The examples below refer to Sophocles' play Antigone.
When you use material from a source in your paper, you must cite that source properly. "Citing a source" is giving the authors name and page number for the material you use from the source.
There are two basic ways to cite a source.
1. Give the authors last name and page number in parentheses at the end of the sentence.
Creon is responsible for maintaining human order, but he is also responsible for ensuring that his own laws do not come into conflict with those laws established by a higher source, laws which have "an existence independent of, other than, and antecedent to man" but nonetheless have "the closest bearing on the life of man" (Krook 15).
- When you cite a source in this way, always give only the writers last name in parentheses, never the writer's full name.
- For whatever reason, students often have the desire to put a comma between the writer's last name and the page number(s). However, there should be no punctuation at all between the writer's name and the page number(s).

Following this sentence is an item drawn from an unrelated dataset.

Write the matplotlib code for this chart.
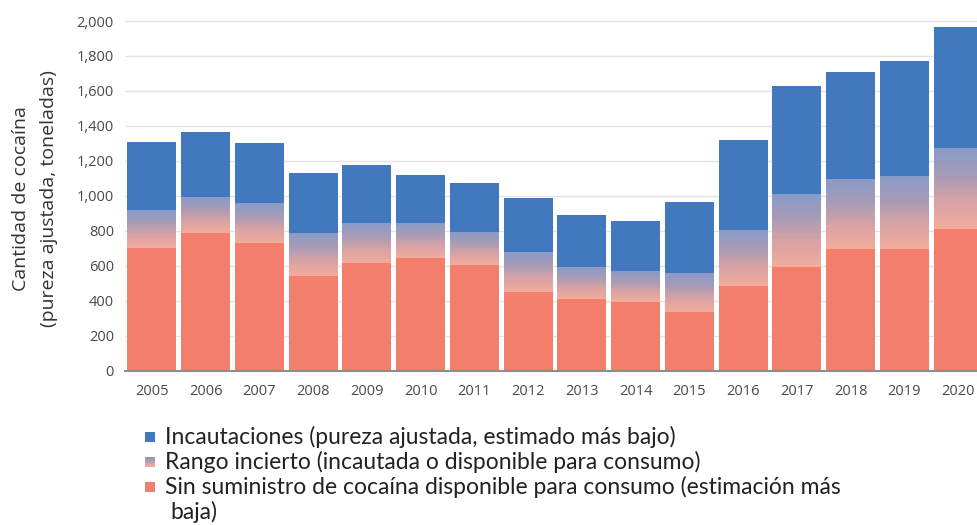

- When you state the writer's name in your sentence, you do not put the writer's name in parentheses at the end of the sentence.
2. Give the authors name in your sentence and the page number in parentheses at the end of the sentence.
Divine laws, as Dorothea Krook states, are "presented as eternal, immutable, and absolutely binding" (15).
- One advantage of citing your source in this way is that you make clear where your sources ideas and/or words begin and end. Readers will assume that the ideas and/or words between the writers name and the page number(s) are coming from that source.
- When acknowledging your source in this way, give the authors full name the first time you refer to him or her in your paper; give only the last name for each reference to the author after the first.
- If you name the author in your own sentence, do not give the authors last name in parentheses: there is no need to repeat the name of the author.
If you copy just a few words from a source, those words must go in quotation marks and you must cite your source. (Material within quotation marks must appear in your paper exactly as it appears in the original.)
If you paraphrase (put into your own words) or summarize (condense and put into your own words) material from a source, you must cite your source in the same way you cite quoted words. If you paraphrase or summarize material but copy key words or short phrases from the original, put those key words or phrases in quotation marks.
You do not have to cite your source if you present in your paper material that can be considered "general knowledge," general information that can be found in many different sources. However, you always have to cite a source whenever you quote that source.